Corp Comm Connects

Some Ontario drivers forced to pay to replace defective plates
June 16, 2015
By Shawn Jeffords

Some Ontario drivers will have to pay to replace defective licence plates that peel and bubble because of a manufacturing problem.

The faulty plates are estimated to amount to 1%-2% of the total 1.4 million made in the province each year. That means as many as 28,000 plates could be returned to Service Ontario locations annually.

And Whitby resident Bob Eberle found out the hard way recently that if your plates are more than five years old, there is no warranty. He had to pay $29 to have the defective plates replaced.

“You could peel the whole front of the plate right off,” he said, adding that he wasn’t alone that day. At the same Service Ontario location, there were others in line to replace their peeling plates, too.

“It’s just the principle of the thing, $29 is $29. But there were five or six other people just like me with the same problem, Eberle said Tuesday.

The retired police officer said he was recently pulled over and warned that his plates needed to be changed. Rather than risk a $110 fine, he paid the fee.

“I think they should replace the plate at no-cost to us because it’s a defective product that they’re putting out,” he said.

Anne-Marie Flanagan, spokesman for the Ministry of Government and Consumer Affairs, said the government has been aware of the defect since fall of 2012. Since then, the manufacturer, Trilcor Correctional Industries, has been investigating the problem, she said.

The company provides adult offender work programs for inmates at Central East Correctional Centre in Lindsay.

“It’s important to note the manufacturers are working on it,” she said. “They are looking at other jurisdictions seeing where this may have happened in other cases.”

Flanagan said similar problems with the laminate cover peeling off have been reported in B.C., Illinois and the British Virgin Islands.
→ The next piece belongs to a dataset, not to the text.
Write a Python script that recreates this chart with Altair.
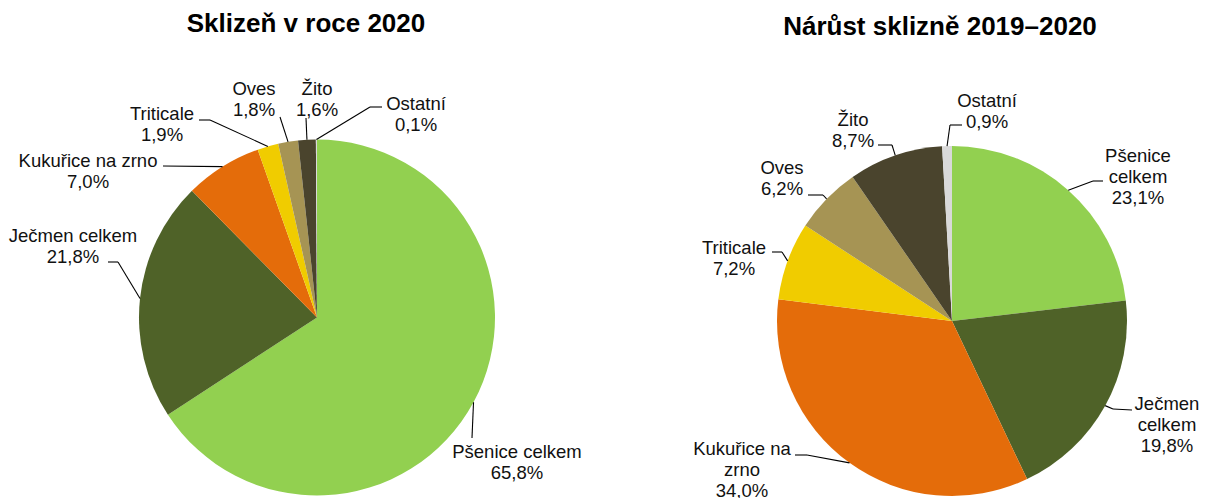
import math
import altair as alt
import pandas as pd

# ---------------- data ----------------
crops = ["Pšenice celkem", "Ječmen celkem", "Kukuřice na zrno", "Triticale",
         "Oves", "Žito", "Ostatní"]
share_2020 = [65.8, 21.8, 7.0, 1.9, 1.8, 1.6, 0.1]
growth_2019_2020 = [23.1, 19.8, 34.0, 7.2, 6.2, 8.7, 0.9]
names_left = ["Pšenice celkem", "Ječmen celkem", "Kukuřice na zrno", "Triticale",
              "Oves", "Žito", "Ostatní"]
names_right = ["Pšenice\ncelkem", "Ječmen\ncelkem", "Kukuřice na\nzrno", "Triticale",
               "Oves", "Žito", "Ostatní"]
colors = ["#92D050", "#4F6228", "#E46C0A", "#F0CC00", "#A69454", "#4A442D", "#D9D9D9"]
title_left = "Sklizeň v roce 2020"
title_right = "Nárůst sklizně 2019–2020"

# ---------------- layout ----------------
W, H = 1213, 498
FONT = "Liberation Sans"
panels = [
    dict(values=share_2020, names=names_left, title=title_left,
         cx=317, cy=317.5, r=178, title_pos=(306, 32),
         label_pos=[(517, 452), (73, 236), (88, 161), (162, 114), (254, 89), (317, 89), (416, 104)],
         elbow=[None, (118, 262), None, (210, 120), None, None, (370, 107)],
         end=[(472, 438), (108, 262), (163, 166), (199, 120), (280, 117), (306, 118), (382, 107)]),
    dict(values=growth_2019_2020, names=names_right, title=title_right,
         cx=952, cy=321, r=175, title_pos=(940, 35),
         label_pos=[(1138, 156), (1167, 404), (742, 449), (734, 248), (782, 168), (853, 120), (987, 101)],
         elbow=[(1093, 181), (1113, 409), (807, 455), (782, 252), (823, 195), (892, 145), (950, 125)],
         end=[(1103, 181), (1132, 410), (795, 455), (772, 252), (808, 195), (878, 145), (962, 125)]),
]

xs = alt.Scale(domain=[0, W], nice=False, zero=False)
ys = alt.Scale(domain=[0, H], nice=False, zero=False, reverse=True)
color_scale = alt.Scale(domain=crops, range=colors)

layers = []
for p in panels:
    vals = p["values"]
    total = sum(vals)
    df = pd.DataFrame({"crop": crops, "value": vals, "idx": list(range(len(crops)))})
    arc = alt.Chart(df).mark_arc(outerRadius=p["r"]).encode(
        theta=alt.Theta("value:Q", stack="normalize"),
        order=alt.Order("idx:Q", sort="ascending"),
        color=alt.Color("crop:N", scale=color_scale, legend=None),
        x=alt.value(p["cx"]),
        y=alt.value(p["cy"]),
    )
    layers.append(arc)

    # leader lines: from slice mid-angle on the rim to the label
    segs = []
    cum = 0.0
    for i, v in enumerate(vals):
        mid = (cum + v / 2) / total * 2 * math.pi
        cum += v
        ex = p["cx"] + p["r"] * math.sin(mid)
        ey = p["cy"] - p["r"] * math.cos(mid)
        pts = [(ex, ey)]
        if p["elbow"][i] is not None:
            pts.append(p["elbow"][i])
        pts.append(p["end"][i])
        for (a, b), (c, d) in zip(pts[:-1], pts[1:]):
            segs.append({"x": a, "y": b, "x2": c, "y2": d})
    lines = alt.Chart(pd.DataFrame(segs)).mark_rule(color="#000000", strokeWidth=1.1).encode(
        x=alt.X("x:Q", scale=xs, axis=None),
        y=alt.Y("y:Q", scale=ys, axis=None),
        x2="x2:Q", y2="y2:Q",
    )
    layers.append(lines)

    lab = pd.DataFrame({
        "lx": [q[0] for q in p["label_pos"]],
        "ly": [q[1] for q in p["label_pos"]],
        "text": [f"{n}\n{v:.1f}".replace(".", ",") + "%" for n, v in zip(p["names"], vals)],
    })
    texts = alt.Chart(lab).mark_text(
        font=FONT, fontSize=18.5, lineHeight=21, lineBreak="\n",
        align="center", baseline="middle", color="#111111",
    ).encode(
        x=alt.X("lx:Q", scale=xs, axis=None),
        y=alt.Y("ly:Q", scale=ys, axis=None),
        text="text:N",
    )
    layers.append(texts)

    tdf = pd.DataFrame({"tx": [p["title_pos"][0]], "ty": [p["title_pos"][1]], "t": [p["title"]]})
    title = alt.Chart(tdf).mark_text(
        font=FONT, fontSize=26, fontWeight="bold", align="center",
        baseline="alphabetic", color="#000000",
    ).encode(
        x=alt.X("tx:Q", scale=xs, axis=None),
        y=alt.Y("ty:Q", scale=ys, axis=None),
        text="t:N",
    )
    layers.append(title)

chart = alt.layer(*layers).properties(
    width=W, height=H, padding=0, autosize=alt.AutoSizeParams(type="none"),
    background="white",
).configure_view(stroke=None)

chart.save("out.html", embed_options={"renderer": "svg", "actions": False})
The cost to replace the plates is being born by the manufacturer, not the province, she said.

“We recommend to people if they’re having this problem with their plate, please come in if it’s less than five years old as long as it’s normal wear and tear,” Flanagan said. “It will be replaced free of charge.”

Eberle said he’d like the government to solve the issue.

“I’d just like the government to be responsible,” he said. “I don’t mind paying for a service, but when I pay for that service, I either want a quality product or quality workmanship.”